_GIVEN INFORMATION_:
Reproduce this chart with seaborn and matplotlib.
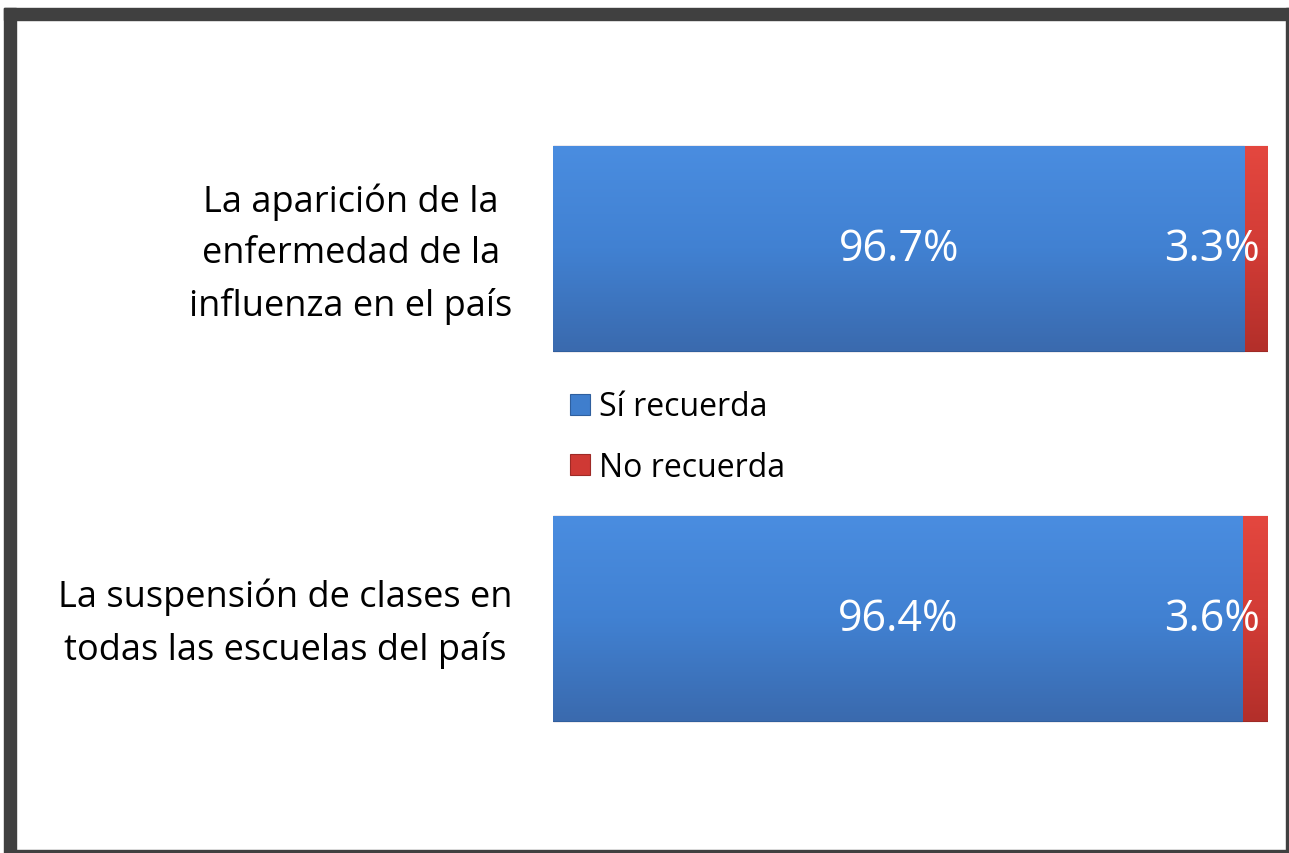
# stacked horizontal bar: recuerda / no recuerda

import matplotlib
matplotlib.use('Agg')
import matplotlib.pyplot as plt
import matplotlib.transforms as mtrans
import numpy as np
import pandas as pd
import seaborn as sb
from matplotlib.patches import Rectangle
from matplotlib.colors import LinearSegmentedColormap

# data
categories = ['La aparición de la\nenfermedad de la\ninfluenza en el país',
              'La suspensión de clases en\ntodas las escuelas del país']
si_recuerda = [96.7, 96.4]
no_recuerda = [3.3, 3.6]
series_names = ['Sí recuerda', 'No recuerda']

blue = '#3f7ecd'
red = '#cf3934'

sb.set_style('white')
plt.rcParams['font.family'] = ['Open Sans', 'DejaVu Sans']

df = pd.DataFrame({'cat': categories, 'si': si_recuerda, 'no': no_recuerda})
df['total'] = df['si'] + df['no']

fig = plt.figure(figsize=(12.89, 8.54), dpi=100)
ax = fig.add_axes([553/1289, 1 - 804.5/854, 715/1289, 740/854])

# red drawn as total, blue on top -> stacked look
sb.barplot(data=df, x='total', y='cat', color=red, width=0.554, saturation=1,
           edgecolor='#9e2a26', linewidth=0.8, ax=ax, label=series_names[1])
sb.barplot(data=df, x='si', y='cat', color=blue, width=0.554, saturation=1,
           edgecolor='#2f5f9e', linewidth=0.8, ax=ax, label=series_names[0])

ax.set_xlim(0, 100)
ax.set_ylim(1.5, -0.5)

# soft vertical gradient inside each bar (office-like look)
grad = np.linspace(0, 1, 256).reshape(-1, 1)
cmaps = [LinearSegmentedColormap.from_list('r', ['#e4473f', '#d23c36', '#b32f2a']),
         LinearSegmentedColormap.from_list('b', ['#4a8de0', '#4181d2', '#3a6aae'])]
for cont, cm in zip(ax.containers, cmaps):
    for p in cont:
        x0, y0 = p.get_x(), p.get_y()
        im = ax.imshow(grad, cmap=cm, aspect='auto', zorder=p.get_zorder() + 0.01,
                       extent=(x0, x0 + p.get_width(), y0 + p.get_height(), y0))
        im.set_clip_path(p)
ax.set_xlim(0, 100)
ax.set_ylim(1.5, -0.5)

ax.set_xlabel('')
ax.set_ylabel('')
ax.set_xticks([])
sb.despine(ax=ax, left=True, bottom=True)
ax.tick_params(axis='y', length=0, pad=29, colors='black')
ax.set_yticklabels(categories, fontsize=26, ha='right', multialignment='center',
                   linespacing=1.57, color='black')
# nudge category labels up a little
shift = mtrans.ScaledTranslation(0, 0.08, fig.dpi_scale_trans)
for lab in ax.get_yticklabels():
    lab.set_transform(lab.get_transform() + shift)

# value labels
blue_bars = ax.containers[1]
ax.bar_label(blue_bars, labels=[f'{v:.1f}%' for v in si_recuerda], label_type='center',
             color='white', fontsize=31, zorder=20)
for i, (s, n) in enumerate(zip(si_recuerda, no_recuerda)):
    ax.annotate(f'{n:.1f}%', xy=(s + n, i), xytext=(-8, 0), textcoords='offset pixels',
                ha='right', va='center', color='white', fontsize=31, zorder=20)

# legend
handles, labels = ax.get_legend_handles_labels()
order = [labels.index(n) for n in series_names]
leg = ax.legend([handles[k] for k in order], [labels[k] for k in order],
                loc='center left', bbox_to_anchor=(557/1289, 1 - 438/854),
                bbox_transform=fig.transFigure, frameon=False, fontsize=23,
                handlelength=0.62, handleheight=0.62, handletextpad=0.3, labelspacing=0.85,
                borderaxespad=0)
for t in leg.get_texts():
    t.set_color('black')

# frame around the picture
dark = '#404040'
for x0, y0, w, h in [(4, 9, 1285, 12), (4, 9, 12, 845), (16, 851, 1273, 3), (1286, 9, 3, 845)]:
    fig.patches.append(Rectangle((x0/1289, 1 - (y0 + h)/854), w/1289, h/854,
                                 transform=fig.transFigure, color=dark, zorder=10))

fig.savefig('out.png', dpi=100)
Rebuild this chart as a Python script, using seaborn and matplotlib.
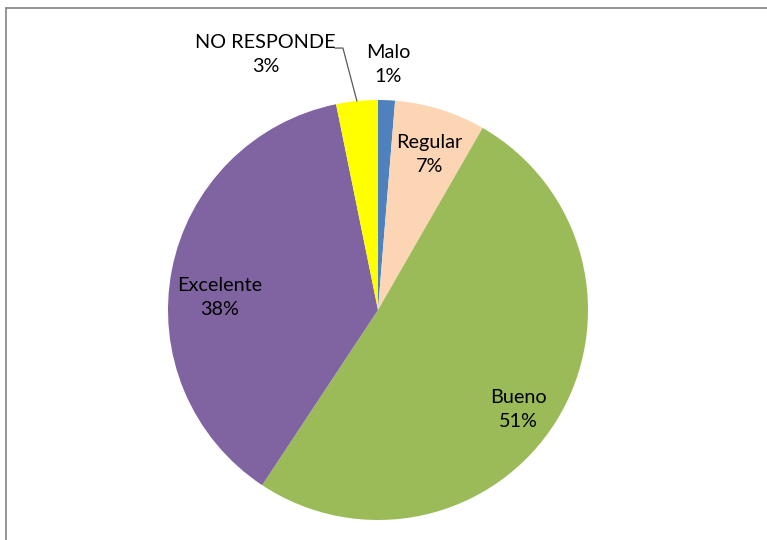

_SET PROBLEM_:
Restate the data above word for word. Do not include the images.

_RESPONSE_:
Reproduce this chart with seaborn and matplotlib.
# stacked horizontal bar: recuerda / no recuerda

import matplotlib
matplotlib.use('Agg')
import matplotlib.pyplot as plt
import matplotlib.transforms as mtrans
import numpy as np
import pandas as pd
import seaborn as sb
from matplotlib.patches import Rectangle
from matplotlib.colors import LinearSegmentedColormap

# data
categories = ['La aparición de la\nenfermedad de la\ninfluenza en el país',
              'La suspensión de clases en\ntodas las escuelas del país']
si_recuerda = [96.7, 96.4]
no_recuerda = [3.3, 3.6]
series_names = ['Sí recuerda', 'No recuerda']

blue = '#3f7ecd'
red = '#cf3934'

sb.set_style('white')
plt.rcParams['font.family'] = ['Open Sans', 'DejaVu Sans']

df = pd.DataFrame({'cat': categories, 'si': si_recuerda, 'no': no_recuerda})
df['total'] = df['si'] + df['no']

fig = plt.figure(figsize=(12.89, 8.54), dpi=100)
ax = fig.add_axes([553/1289, 1 - 804.5/854, 715/1289, 740/854])

# red drawn as total, blue on top -> stacked look
sb.barplot(data=df, x='total', y='cat', color=red, width=0.554, saturation=1,
           edgecolor='#9e2a26', linewidth=0.8, ax=ax, label=series_names[1])
sb.barplot(data=df, x='si', y='cat', color=blue, width=0.554, saturation=1,
           edgecolor='#2f5f9e', linewidth=0.8, ax=ax, label=series_names[0])

ax.set_xlim(0, 100)
ax.set_ylim(1.5, -0.5)

# soft vertical gradient inside each bar (office-like look)
grad = np.linspace(0, 1, 256).reshape(-1, 1)
cmaps = [LinearSegmentedColormap.from_list('r', ['#e4473f', '#d23c36', '#b32f2a']),
         LinearSegmentedColormap.from_list('b', ['#4a8de0', '#4181d2', '#3a6aae'])]
for cont, cm in zip(ax.containers, cmaps):
    for p in cont:
        x0, y0 = p.get_x(), p.get_y()
        im = ax.imshow(grad, cmap=cm, aspect='auto', zorder=p.get_zorder() + 0.01,
                       extent=(x0, x0 + p.get_width(), y0 + p.get_height(), y0))
        im.set_clip_path(p)
ax.set_xlim(0, 100)
ax.set_ylim(1.5, -0.5)

ax.set_xlabel('')
ax.set_ylabel('')
ax.set_xticks([])
sb.despine(ax=ax, left=True, bottom=True)
ax.tick_params(axis='y', length=0, pad=29, colors='black')
ax.set_yticklabels(categories, fontsize=26, ha='right', multialignment='center',
                   linespacing=1.57, color='black')
# nudge category labels up a little
shift = mtrans.ScaledTranslation(0, 0.08, fig.dpi_scale_trans)
for lab in ax.get_yticklabels():
    lab.set_transform(lab.get_transform() + shift)

# value labels
blue_bars = ax.containers[1]
ax.bar_label(blue_bars, labels=[f'{v:.1f}%' for v in si_recuerda], label_type='center',
             color='white', fontsize=31, zorder=20)
for i, (s, n) in enumerate(zip(si_recuerda, no_recuerda)):
    ax.annotate(f'{n:.1f}%', xy=(s + n, i), xytext=(-8, 0), textcoords='offset pixels',
                ha='right', va='center', color='white', fontsize=31, zorder=20)

# legend
handles, labels = ax.get_legend_handles_labels()
order = [labels.index(n) for n in series_names]
leg = ax.legend([handles[k] for k in order], [labels[k] for k in order],
                loc='center left', bbox_to_anchor=(557/1289, 1 - 438/854),
                bbox_transform=fig.transFigure, frameon=False, fontsize=23,
                handlelength=0.62, handleheight=0.62, handletextpad=0.3, labelspacing=0.85,
                borderaxespad=0)
for t in leg.get_texts():
    t.set_color('black')

# frame around the picture
dark = '#404040'
for x0, y0, w, h in [(4, 9, 1285, 12), (4, 9, 12, 845), (16, 851, 1273, 3), (1286, 9, 3, 845)]:
    fig.patches.append(Rectangle((x0/1289, 1 - (y0 + h)/854), w/1289, h/854,
                                 transform=fig.transFigure, color=dark, zorder=10))

fig.savefig('out.png', dpi=100)
Rebuild this chart as a Python script, using seaborn and matplotlib.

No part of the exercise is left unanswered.